» **Figure scripts**:
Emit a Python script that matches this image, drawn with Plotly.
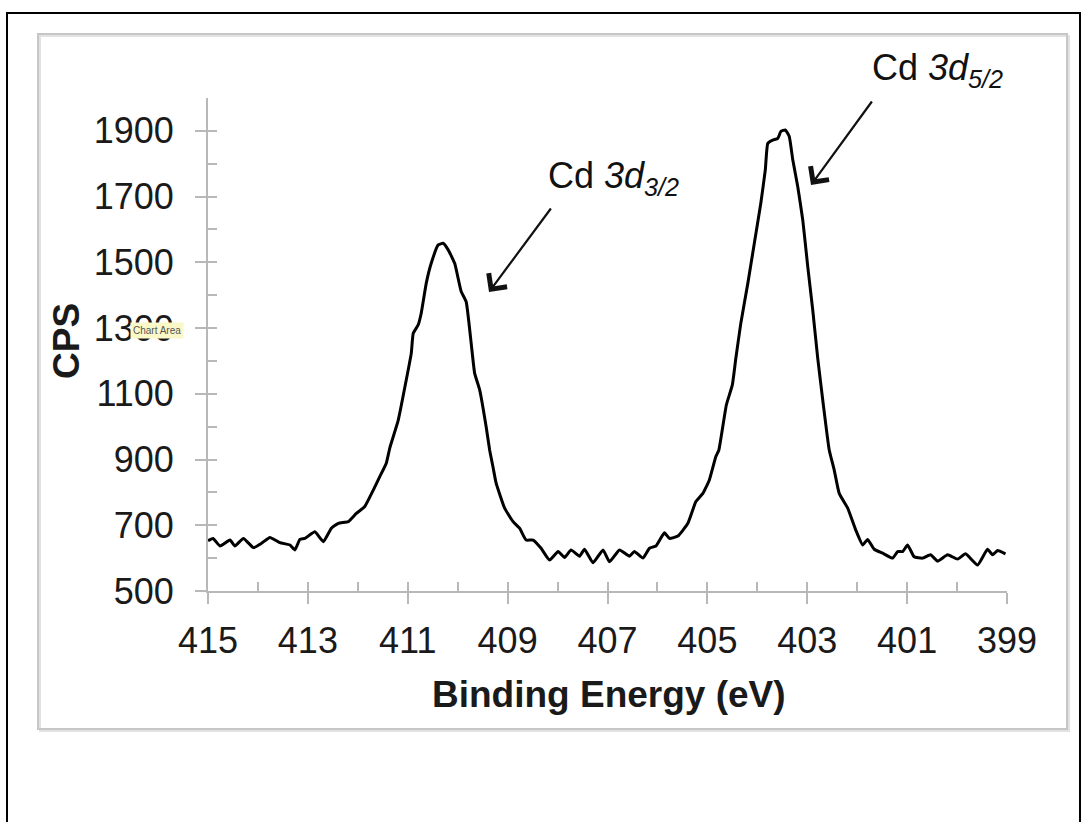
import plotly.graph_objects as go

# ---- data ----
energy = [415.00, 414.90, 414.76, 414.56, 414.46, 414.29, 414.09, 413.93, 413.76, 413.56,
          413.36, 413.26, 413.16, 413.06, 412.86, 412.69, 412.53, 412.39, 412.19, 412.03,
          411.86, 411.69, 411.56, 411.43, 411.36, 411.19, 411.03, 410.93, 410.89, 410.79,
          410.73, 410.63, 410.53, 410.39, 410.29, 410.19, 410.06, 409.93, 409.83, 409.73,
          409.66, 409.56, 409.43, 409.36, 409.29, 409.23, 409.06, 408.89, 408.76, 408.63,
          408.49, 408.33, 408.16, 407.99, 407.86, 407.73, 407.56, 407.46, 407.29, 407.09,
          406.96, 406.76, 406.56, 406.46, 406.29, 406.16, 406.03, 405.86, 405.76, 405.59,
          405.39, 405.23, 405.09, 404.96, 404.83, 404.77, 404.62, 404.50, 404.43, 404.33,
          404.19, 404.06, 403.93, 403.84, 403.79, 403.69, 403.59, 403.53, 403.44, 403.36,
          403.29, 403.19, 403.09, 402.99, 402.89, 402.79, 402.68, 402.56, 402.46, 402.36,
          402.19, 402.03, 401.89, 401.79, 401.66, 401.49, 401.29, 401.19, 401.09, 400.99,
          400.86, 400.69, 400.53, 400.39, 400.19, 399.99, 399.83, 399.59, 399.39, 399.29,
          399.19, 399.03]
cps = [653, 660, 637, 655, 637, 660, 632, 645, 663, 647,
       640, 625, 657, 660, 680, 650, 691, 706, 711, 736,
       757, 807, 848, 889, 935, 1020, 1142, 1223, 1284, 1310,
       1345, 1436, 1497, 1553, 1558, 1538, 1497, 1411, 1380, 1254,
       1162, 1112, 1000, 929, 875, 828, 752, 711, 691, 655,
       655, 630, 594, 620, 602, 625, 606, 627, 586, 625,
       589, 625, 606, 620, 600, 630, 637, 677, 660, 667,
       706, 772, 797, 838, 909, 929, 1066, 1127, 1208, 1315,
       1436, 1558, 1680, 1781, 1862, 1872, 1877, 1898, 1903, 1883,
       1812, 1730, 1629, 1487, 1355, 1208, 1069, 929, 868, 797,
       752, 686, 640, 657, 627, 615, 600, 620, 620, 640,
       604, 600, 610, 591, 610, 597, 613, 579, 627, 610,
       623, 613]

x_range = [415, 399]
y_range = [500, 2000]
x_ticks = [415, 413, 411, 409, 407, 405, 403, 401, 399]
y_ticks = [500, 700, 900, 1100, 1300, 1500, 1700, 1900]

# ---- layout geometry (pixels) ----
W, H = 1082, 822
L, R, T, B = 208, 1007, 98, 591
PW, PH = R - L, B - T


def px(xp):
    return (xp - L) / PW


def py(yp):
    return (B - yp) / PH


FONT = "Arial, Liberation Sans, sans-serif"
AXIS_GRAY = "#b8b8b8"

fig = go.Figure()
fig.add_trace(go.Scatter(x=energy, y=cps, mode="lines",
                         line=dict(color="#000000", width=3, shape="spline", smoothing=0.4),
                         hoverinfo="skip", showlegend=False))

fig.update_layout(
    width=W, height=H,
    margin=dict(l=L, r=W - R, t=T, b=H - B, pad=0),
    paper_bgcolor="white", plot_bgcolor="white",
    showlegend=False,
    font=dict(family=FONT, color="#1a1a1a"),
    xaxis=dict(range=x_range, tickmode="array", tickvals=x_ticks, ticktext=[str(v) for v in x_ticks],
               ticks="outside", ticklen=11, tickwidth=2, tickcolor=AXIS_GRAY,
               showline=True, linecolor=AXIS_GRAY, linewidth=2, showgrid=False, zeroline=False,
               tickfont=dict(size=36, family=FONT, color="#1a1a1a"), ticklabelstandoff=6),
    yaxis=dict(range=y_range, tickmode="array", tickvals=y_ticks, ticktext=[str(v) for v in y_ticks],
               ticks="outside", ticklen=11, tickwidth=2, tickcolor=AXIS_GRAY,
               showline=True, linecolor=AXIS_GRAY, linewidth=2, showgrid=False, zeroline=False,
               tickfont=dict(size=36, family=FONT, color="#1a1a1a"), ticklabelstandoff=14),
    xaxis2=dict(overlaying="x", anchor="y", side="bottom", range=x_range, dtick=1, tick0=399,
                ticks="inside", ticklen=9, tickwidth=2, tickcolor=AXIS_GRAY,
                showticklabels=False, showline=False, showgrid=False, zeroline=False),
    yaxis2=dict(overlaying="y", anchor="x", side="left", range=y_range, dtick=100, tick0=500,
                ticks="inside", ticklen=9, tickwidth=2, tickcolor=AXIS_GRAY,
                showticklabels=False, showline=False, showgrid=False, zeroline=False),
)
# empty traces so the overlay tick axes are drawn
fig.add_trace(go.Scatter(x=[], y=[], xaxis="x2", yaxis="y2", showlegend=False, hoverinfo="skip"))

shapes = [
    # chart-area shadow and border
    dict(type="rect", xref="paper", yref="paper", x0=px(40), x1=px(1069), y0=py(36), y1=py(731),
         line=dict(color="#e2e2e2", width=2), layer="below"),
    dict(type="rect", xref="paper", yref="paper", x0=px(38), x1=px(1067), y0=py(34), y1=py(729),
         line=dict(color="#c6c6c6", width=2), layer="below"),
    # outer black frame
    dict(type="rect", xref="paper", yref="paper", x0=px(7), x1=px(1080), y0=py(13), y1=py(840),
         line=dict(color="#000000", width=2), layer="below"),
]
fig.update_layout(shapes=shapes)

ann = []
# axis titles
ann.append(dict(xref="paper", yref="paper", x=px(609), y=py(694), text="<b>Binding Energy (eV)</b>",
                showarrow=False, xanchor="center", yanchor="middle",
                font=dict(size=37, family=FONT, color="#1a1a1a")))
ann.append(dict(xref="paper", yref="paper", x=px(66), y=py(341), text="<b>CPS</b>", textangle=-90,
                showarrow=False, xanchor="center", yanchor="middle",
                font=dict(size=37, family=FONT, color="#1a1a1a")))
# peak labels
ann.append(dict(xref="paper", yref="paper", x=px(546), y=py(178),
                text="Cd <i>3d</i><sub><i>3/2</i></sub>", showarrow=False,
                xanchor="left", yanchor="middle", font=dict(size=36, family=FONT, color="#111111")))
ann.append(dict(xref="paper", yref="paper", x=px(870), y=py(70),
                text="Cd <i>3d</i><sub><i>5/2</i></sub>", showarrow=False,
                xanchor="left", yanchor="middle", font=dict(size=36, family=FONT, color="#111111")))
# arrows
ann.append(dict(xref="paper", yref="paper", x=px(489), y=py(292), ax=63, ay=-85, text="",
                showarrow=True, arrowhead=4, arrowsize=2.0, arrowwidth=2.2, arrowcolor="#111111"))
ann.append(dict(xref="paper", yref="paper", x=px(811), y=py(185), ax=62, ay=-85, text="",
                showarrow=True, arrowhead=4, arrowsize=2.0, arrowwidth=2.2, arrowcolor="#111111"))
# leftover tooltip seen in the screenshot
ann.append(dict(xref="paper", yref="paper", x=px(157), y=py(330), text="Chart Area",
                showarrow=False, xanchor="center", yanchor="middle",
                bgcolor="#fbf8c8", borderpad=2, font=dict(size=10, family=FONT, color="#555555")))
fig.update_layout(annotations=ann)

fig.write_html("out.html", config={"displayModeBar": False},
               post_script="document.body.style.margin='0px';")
...
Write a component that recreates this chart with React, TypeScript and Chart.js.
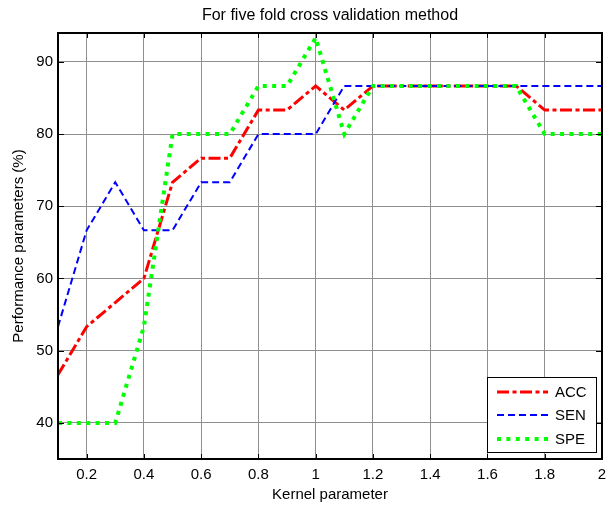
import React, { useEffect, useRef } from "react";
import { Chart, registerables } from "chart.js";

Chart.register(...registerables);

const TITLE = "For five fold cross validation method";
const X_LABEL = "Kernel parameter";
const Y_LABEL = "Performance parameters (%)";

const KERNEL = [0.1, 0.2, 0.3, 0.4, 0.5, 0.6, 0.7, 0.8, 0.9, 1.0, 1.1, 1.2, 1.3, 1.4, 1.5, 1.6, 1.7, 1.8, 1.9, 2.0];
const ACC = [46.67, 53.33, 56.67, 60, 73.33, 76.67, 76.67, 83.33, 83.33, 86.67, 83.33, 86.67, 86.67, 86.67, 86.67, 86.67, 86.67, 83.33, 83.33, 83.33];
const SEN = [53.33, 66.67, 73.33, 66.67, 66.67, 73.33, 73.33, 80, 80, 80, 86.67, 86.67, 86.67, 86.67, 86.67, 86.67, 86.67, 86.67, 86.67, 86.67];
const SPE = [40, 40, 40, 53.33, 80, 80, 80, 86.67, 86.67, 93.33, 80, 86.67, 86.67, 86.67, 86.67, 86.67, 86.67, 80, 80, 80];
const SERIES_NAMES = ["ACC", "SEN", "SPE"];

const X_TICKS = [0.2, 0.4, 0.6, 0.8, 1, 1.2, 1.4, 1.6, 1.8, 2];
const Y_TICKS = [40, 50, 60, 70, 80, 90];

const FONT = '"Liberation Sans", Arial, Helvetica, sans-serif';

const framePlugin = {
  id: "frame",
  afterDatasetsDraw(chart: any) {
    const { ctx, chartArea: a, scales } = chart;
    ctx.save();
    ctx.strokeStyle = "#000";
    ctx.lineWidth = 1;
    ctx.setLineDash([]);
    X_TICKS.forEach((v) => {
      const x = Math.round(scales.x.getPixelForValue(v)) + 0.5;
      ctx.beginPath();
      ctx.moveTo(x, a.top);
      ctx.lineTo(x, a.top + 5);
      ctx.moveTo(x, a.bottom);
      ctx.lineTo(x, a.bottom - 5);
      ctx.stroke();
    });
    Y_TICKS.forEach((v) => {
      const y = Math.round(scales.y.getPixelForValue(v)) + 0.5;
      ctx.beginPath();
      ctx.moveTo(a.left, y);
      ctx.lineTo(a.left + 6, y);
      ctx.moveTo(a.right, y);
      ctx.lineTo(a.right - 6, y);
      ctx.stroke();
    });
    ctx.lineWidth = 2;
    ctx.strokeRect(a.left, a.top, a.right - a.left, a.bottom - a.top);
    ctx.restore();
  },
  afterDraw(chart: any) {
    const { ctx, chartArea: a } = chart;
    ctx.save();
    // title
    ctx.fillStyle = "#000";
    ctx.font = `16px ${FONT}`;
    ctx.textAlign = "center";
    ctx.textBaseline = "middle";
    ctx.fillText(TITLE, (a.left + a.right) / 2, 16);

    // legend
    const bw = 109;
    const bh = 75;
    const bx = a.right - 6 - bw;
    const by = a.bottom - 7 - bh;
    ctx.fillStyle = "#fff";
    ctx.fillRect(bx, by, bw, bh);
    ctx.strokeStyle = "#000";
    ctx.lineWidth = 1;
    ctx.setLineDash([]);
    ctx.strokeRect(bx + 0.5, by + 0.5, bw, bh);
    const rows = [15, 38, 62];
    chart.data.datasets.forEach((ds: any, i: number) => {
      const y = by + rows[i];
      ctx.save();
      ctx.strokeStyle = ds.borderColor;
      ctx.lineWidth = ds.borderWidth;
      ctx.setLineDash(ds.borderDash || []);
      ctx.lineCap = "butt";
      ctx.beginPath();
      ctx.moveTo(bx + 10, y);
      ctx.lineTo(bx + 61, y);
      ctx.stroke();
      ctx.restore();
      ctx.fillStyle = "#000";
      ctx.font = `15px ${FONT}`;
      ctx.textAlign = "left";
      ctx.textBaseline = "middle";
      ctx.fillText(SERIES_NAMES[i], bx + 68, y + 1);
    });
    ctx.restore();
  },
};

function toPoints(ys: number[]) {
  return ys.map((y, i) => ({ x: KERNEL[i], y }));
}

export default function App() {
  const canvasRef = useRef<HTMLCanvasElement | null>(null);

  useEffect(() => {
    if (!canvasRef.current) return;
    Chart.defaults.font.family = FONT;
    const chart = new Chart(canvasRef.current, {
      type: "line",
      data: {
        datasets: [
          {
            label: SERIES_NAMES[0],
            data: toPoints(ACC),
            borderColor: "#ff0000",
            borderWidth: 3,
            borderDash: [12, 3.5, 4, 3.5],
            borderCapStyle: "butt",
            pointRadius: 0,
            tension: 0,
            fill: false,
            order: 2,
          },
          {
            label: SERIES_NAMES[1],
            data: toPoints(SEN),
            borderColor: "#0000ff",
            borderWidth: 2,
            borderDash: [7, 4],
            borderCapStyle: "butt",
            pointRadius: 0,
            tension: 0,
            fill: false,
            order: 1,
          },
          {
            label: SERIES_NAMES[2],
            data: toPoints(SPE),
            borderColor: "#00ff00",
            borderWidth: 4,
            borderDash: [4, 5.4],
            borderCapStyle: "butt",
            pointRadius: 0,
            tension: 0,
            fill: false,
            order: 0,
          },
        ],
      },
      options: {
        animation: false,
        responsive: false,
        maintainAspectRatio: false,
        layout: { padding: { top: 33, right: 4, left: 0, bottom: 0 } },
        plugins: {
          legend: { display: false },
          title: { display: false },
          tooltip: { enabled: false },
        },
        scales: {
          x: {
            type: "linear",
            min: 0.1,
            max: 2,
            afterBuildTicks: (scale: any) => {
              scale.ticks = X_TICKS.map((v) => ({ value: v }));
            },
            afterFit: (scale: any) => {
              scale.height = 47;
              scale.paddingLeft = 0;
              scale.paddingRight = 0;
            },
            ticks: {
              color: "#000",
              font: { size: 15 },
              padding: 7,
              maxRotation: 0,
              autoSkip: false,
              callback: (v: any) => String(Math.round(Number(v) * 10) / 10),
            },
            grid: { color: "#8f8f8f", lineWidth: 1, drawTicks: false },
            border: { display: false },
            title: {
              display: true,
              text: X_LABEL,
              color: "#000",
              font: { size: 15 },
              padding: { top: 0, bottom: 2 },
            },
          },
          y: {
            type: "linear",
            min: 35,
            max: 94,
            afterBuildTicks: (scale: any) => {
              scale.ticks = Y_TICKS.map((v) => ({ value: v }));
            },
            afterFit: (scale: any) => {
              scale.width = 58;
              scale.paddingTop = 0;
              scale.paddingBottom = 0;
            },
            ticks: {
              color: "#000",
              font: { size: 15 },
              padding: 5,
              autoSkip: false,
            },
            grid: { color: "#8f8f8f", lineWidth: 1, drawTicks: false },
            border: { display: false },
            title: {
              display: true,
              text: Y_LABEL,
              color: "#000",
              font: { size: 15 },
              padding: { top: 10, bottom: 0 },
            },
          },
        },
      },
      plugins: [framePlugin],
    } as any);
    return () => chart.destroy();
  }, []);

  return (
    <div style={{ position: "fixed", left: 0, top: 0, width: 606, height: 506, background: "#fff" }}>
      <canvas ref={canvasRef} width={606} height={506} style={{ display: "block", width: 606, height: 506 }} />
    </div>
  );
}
==
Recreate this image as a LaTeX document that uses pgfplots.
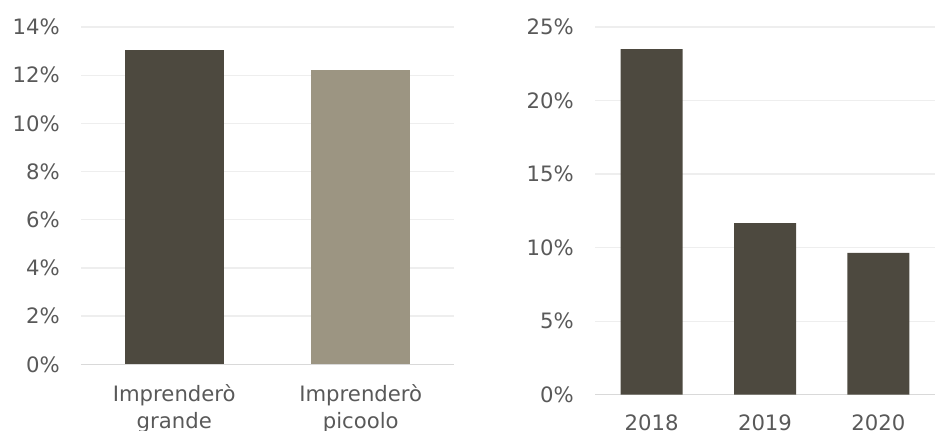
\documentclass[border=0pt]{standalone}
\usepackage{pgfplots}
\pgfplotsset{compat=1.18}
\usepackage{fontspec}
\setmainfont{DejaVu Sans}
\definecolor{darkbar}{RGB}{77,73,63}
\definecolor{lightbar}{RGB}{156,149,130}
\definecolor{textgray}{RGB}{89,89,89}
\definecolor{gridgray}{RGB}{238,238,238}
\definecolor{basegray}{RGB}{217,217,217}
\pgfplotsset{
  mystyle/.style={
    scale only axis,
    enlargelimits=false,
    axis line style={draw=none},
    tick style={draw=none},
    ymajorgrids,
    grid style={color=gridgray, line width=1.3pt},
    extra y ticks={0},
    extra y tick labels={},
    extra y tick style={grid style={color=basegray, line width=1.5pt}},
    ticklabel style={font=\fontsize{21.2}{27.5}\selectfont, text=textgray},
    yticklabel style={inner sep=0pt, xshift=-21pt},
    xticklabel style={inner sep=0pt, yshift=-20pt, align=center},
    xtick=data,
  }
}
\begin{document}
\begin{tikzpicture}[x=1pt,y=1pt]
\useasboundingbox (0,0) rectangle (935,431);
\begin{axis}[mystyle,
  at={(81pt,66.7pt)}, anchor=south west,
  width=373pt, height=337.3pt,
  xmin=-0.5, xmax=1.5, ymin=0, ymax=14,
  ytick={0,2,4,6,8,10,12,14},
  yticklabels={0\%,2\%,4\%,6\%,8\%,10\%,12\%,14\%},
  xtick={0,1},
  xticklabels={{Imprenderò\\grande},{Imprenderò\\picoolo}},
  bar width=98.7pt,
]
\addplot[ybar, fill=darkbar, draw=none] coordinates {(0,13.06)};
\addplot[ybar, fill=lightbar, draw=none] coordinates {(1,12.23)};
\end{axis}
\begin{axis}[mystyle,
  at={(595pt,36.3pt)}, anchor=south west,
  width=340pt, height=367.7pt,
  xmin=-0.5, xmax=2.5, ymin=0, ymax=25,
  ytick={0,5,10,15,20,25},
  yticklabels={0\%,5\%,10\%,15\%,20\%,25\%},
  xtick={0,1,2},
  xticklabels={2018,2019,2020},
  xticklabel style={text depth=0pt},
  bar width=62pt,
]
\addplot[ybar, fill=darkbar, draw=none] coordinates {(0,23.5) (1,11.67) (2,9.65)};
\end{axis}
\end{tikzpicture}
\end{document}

» **Task brief**:
Write out again exactly the lines above from the one with "Emit a Python" through the one with "import plotly.graph_objects as go", adding no other lines and no pictures.

» **Solution to the problem**:
Emit a Python script that matches this image, drawn with Plotly.
import plotly.graph_objects as go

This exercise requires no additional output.